Clancy agrees with that approach. “The more our customers see, the better the ice cream sells,” he says. “We take pictures of our special frozen desserts.” Clancy uses two display cases to show off his 16-plus flavors of ice cream. Guests often can’t resist the temptation, even if they came in just for pizza, he says. And to bring customers through the door in the first place, Clancy offers ice cream specials and advertises with coupons and e-mails to current customers.
At Oscar’s, Hyndman occasionally offers coupons that feature ice cream, such as a free small dish with the purchase of a pizza. Sampling can pay off, too. “We give a taste spoon to anyone who will take one,” he says. “I offer it to all of the tables I wait on by saying, ‘Which one of our ice cream flavors would you like to try today?’”
“In new markets, the best way to market our shakes is to sample them,” Manzon agrees. “We pass out small samples of the different varieties for the guests to try. Once they try them, they’re hooked!”
The key is to develop frozen treats that make sense with your existing menu, Hillard concludes. “Make sure it fits in with the integrity of the brand and its offerings,” she adds. “If businesses pride themselves on high-quality pizza, the same should be said for their desserts. Well-thought-out additions should complement the existing lines.”
And who knows? Maybe you’ll hit on your own recipe for pizza ice cream like Little Baby’s.

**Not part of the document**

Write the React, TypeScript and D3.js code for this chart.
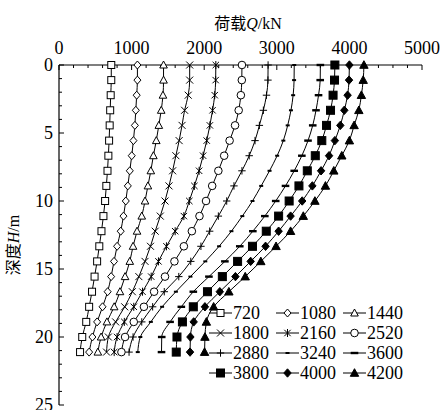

Angevine says his team developed the treat to honor neighbor Pizza Brain’s induction into the Guinness Book of World Records for its collection of pizza-related memorabilia. “Some folks think it’s funny, some think it’s gross, but some absolutely love it and come in once a week like clockwork to order a pizza milkshake,” he says. “There are a brave few who order a ‘Frankford Avenue Taco,’ which is a slice of pepperoni pizza from Pizza Brain with two mini-scoops of pizza ice cream on top. It’s wild!”